Gauck hat die Debatte um die vermeintlich blühenden Landschaften im Osten und die vermeintliche Wüste West ja selbst angestoßen. Er habe, sagte er nach seiner Wahl am Sonntag, in Nordrhein-Westfalen Zustände gesehen, die er aus Ostdeutschland nicht mehr kenne. Gauck lernt, dass seine Worte jetzt das Potenzial eines Schmetterlingsschlags haben können: Jederzeit kann daraus eine stürmische nationale Debatte entstehen.

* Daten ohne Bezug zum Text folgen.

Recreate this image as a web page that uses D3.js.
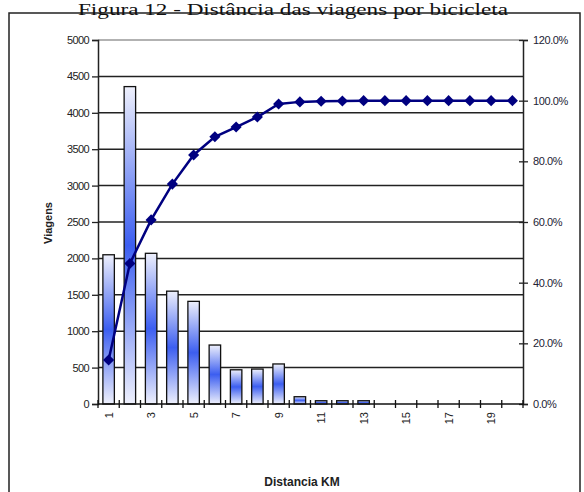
<!DOCTYPE html>
<html>
<head>
<meta charset="utf-8">
<script src="https://cdn.jsdelivr.net/npm/d3@7"></script>
<style>
  body { margin: 0; background: #fff; }
  text { font-family: Arial, "Liberation Sans", sans-serif; }
</style>
</head>
<body>
<script>
// Chart data
var distances = [1, 2, 3, 4, 5, 6, 7, 8, 9, 10, 11, 12, 13, 14, 15, 16, 17, 18, 19, 20];
var viagens = [2050, 4360, 2070, 1550, 1410, 810, 470, 480, 550, 100, 45, 45, 45, 0, 0, 0, 0, 0, 0, 0];
var acumulado = [14.5, 46.3, 60.7, 72.5, 82.1, 88.1, 91.3, 94.6, 98.9, 99.6, 99.8, 99.9, 100, 100, 100, 100, 100, 100, 100, 100];
var leftTicks = [0, 500, 1000, 1500, 2000, 2500, 3000, 3500, 4000, 4500, 5000];
var rightTicks = [0, 20, 40, 60, 80, 100, 120];
var xLabels = [1, 3, 5, 7, 9, 11, 13, 15, 17, 19];

var svgWidth = 584;
var svgHeight = 492;
var margin = { top: 40, right: 61, bottom: 88, left: 98 };
var width = svgWidth - margin.left - margin.right;
var height = svgHeight - margin.top - margin.bottom;

var svg = d3.select("body")
  .append("svg")
  .attr("width", svgWidth)
  .attr("height", svgHeight);

// gradient for the bars
var grad = svg.append("defs").append("linearGradient")
  .attr("id", "barGrad")
  .attr("x1", 0).attr("y1", 0).attr("x2", 0).attr("y2", 1);
grad.append("stop").attr("offset", "0%").attr("stop-color", "#eef0fc");
grad.append("stop").attr("offset", "50%").attr("stop-color", "#3c5ef0");
grad.append("stop").attr("offset", "100%").attr("stop-color", "#eef0fc");

// outer frame
svg.append("rect")
  .attr("x", 9).attr("y", 13)
  .attr("width", 571).attr("height", 500)
  .attr("fill", "none")
  .attr("stroke", "#222")
  .attr("stroke-width", 1.5);

// title
svg.append("text")
  .attr("x", 293)
  .attr("y", 15)
  .attr("text-anchor", "middle")
  .attr("textLength", 430)
  .attr("lengthAdjust", "spacingAndGlyphs")
  .style("font-family", "'Liberation Serif', 'Times New Roman', serif")
  .style("font-size", "16px")
  .attr("fill", "#111")
  .text("Figura 12 - Distância das viagens por bicicleta");

var chartGroup = svg.append("g")
  .attr("transform", `translate(${margin.left}, ${margin.top})`);

var x = d3.scaleBand().domain(distances).range([0, width]).paddingInner(0.46).paddingOuter(0.23);
var yLeft = d3.scaleLinear().domain([0, 5000]).range([height, 0]);
var yRight = d3.scaleLinear().domain([0, 120]).range([height, 0]);
var step = width / distances.length;

// gridlines
chartGroup.selectAll(".grid")
  .data(leftTicks.slice(1))
  .enter()
  .append("line")
  .attr("x1", 0).attr("x2", width)
  .attr("y1", d => yLeft(d)).attr("y2", d => yLeft(d))
  .attr("stroke", d => d === 5000 ? "#999" : "#222")
  .attr("stroke-width", 1.5);

// bars
chartGroup.selectAll(".bar")
  .data(viagens)
  .enter()
  .append("rect")
  .attr("x", (d, i) => x(distances[i]))
  .attr("width", x.bandwidth())
  .attr("y", d => yLeft(d))
  .attr("height", d => height - yLeft(d))
  .attr("fill", "url(#barGrad)")
  .attr("stroke", d => d > 0 ? "#111" : "none")
  .attr("stroke-width", 1.3);

// left axis
var leftAxis = d3.axisLeft(yLeft).tickValues(leftTicks).tickSize(6).tickPadding(3)
  .tickFormat(d3.format("d"));
var gL = chartGroup.append("g").call(leftAxis);
gL.select(".domain").attr("stroke", "#222").attr("stroke-width", 1.5);
gL.selectAll(".tick line").attr("stroke", "#222").attr("stroke-width", 1.3);
gL.selectAll("text").attr("fill", "#222").style("font-size", "11px").style("letter-spacing", "-0.6px");

// right axis
var rightAxis = d3.axisRight(yRight).tickValues(rightTicks).tickSize(5).tickPadding(5)
  .tickFormat(d => d.toFixed(1) + "%");
var gR = chartGroup.append("g").attr("transform", `translate(${width},0)`).call(rightAxis);
gR.select(".domain").attr("stroke", "#222").attr("stroke-width", 1.5);
gR.selectAll(".tick line").attr("x1", -4).attr("stroke", "#222").attr("stroke-width", 1.3);
gR.selectAll("text").attr("fill", "#223").style("font-size", "11px").style("letter-spacing", "-0.4px");

// x axis
chartGroup.append("line")
  .attr("x1", 0).attr("x2", width)
  .attr("y1", height).attr("y2", height)
  .attr("stroke", "#111").attr("stroke-width", 1.5);
chartGroup.selectAll(".xtick")
  .data(d3.range(distances.length + 1))
  .enter()
  .append("line")
  .attr("x1", d => d * step).attr("x2", d => d * step)
  .attr("y1", height - 4).attr("y2", height + 4)
  .attr("stroke", "#111").attr("stroke-width", 1.3);
chartGroup.selectAll(".xlabel")
  .data(xLabels)
  .enter()
  .append("text")
  .attr("transform", d => `translate(${x(d) + x.bandwidth() / 2 + 4}, ${height + 8}) rotate(-90)`)
  .attr("text-anchor", "end")
  .attr("fill", "#222")
  .style("font-size", "11px")
  .text(d => d);

// cumulative line
var line = d3.line()
  .x((d, i) => x(distances[i]) + x.bandwidth() / 2)
  .y(d => yRight(d));
chartGroup.append("path")
  .datum(acumulado)
  .attr("d", line)
  .attr("fill", "none")
  .attr("stroke", "#000080")
  .attr("stroke-width", 2.5);
chartGroup.selectAll(".marker")
  .data(acumulado)
  .enter()
  .append("path")
  .attr("d", d3.symbol().type(d3.symbolSquare).size(62))
  .attr("transform", (d, i) => `translate(${x(distances[i]) + x.bandwidth() / 2}, ${yRight(d)}) rotate(45)`)
  .attr("fill", "#000080");

// axis titles
svg.append("text")
  .attr("x", 302).attr("y", 486)
  .attr("text-anchor", "middle")
  .style("font-size", "12px").style("font-weight", "bold")
  .attr("fill", "#222")
  .text("Distancia KM");
svg.append("text")
  .attr("transform", "translate(52, 223) rotate(-90)")
  .attr("text-anchor", "middle")
  .style("font-size", "11px").style("font-weight", "bold")
  .attr("fill", "#222")
  .text("Viagens");
</script>
</body>
</html>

Seitdem überbieten sich Bürgermeister aus NRW in ihrem Wehklagen über die katastrophalen Zustände ihrer Städte und darüber, dass die Transfers in die nicht mehr ganz so neuen Länder schuld daran seien. Die Äußerungen des Bundespräsidenten und die überraschende Landtagswahl im Mai haben den idealen Resonanzraum dafür geschaffen.
Die Forderungen, den Solidarpakt vor seinem Ende im Jahr 2019 zu reformieren oder gar zu kündigen, sind dabei so vorhersehbar wie folgenlos. Jeder Politiker von den Kommunen aufwärts bis in den Bund weiß, dass ein vorzeitiges Aufschnüren dieses Konvoluts extrem unwahrscheinlich ist, wenn nicht gar ausgeschlossen.
Verdeckte Wirklichkeit
Umso schmerzlicher, dass durch die Attacke West gegen das Paradies Ost immer nur verglichen, gemessen und gegeneinander in Stellung gebracht wird, was gerade eben für die Schlacht taugt. Herausgeputzte Jugendstilfassaden in Görlitz prunken gegen Schlaglöcher in Essen, ein sanierter Uni-Campus in Leipzig steht gegen Duisburger Abbruchhäuser. Damit wird nicht nur einfach mutwillig die halbe Wahrheit verbreitet, sondern vollumfänglich gelogen. Denn der Einzelfall ist immer dramatischer als Statistik und Durchschnitt, aber erst aus allen Einzelteilen gemeinsam ließe sich ein belastbares Gesamtbild formen. Der prompte Gegenangriff, eine morsche Brandenburger Alle mit der Düsseldorfer Kö zu kontern oder Mecklenburger Ödnis mit dem saturierten Münster, führt nur immer weiter in die vereinzelnde Verdummung.





Die Debatte, wie sie jetzt geführt wird, verdeckt die Wirklichkeit: Mehr als zwanzig Jahre nach der Wende geht es nicht mehr um Ost oder West. Es geht um arm und reich, gut oder schlecht regiert, es geht um Glanz und Resignation gleichermaßen. Die „gleichwertigen Lebensverhältnisse“, wie sie dem Grundgesetz vorschweben, sind eine Illusion – es fehlt mal hier und eben mal dort. Nur leider ist dieses Bild kein plakativer Skandal für Bild und Glotze.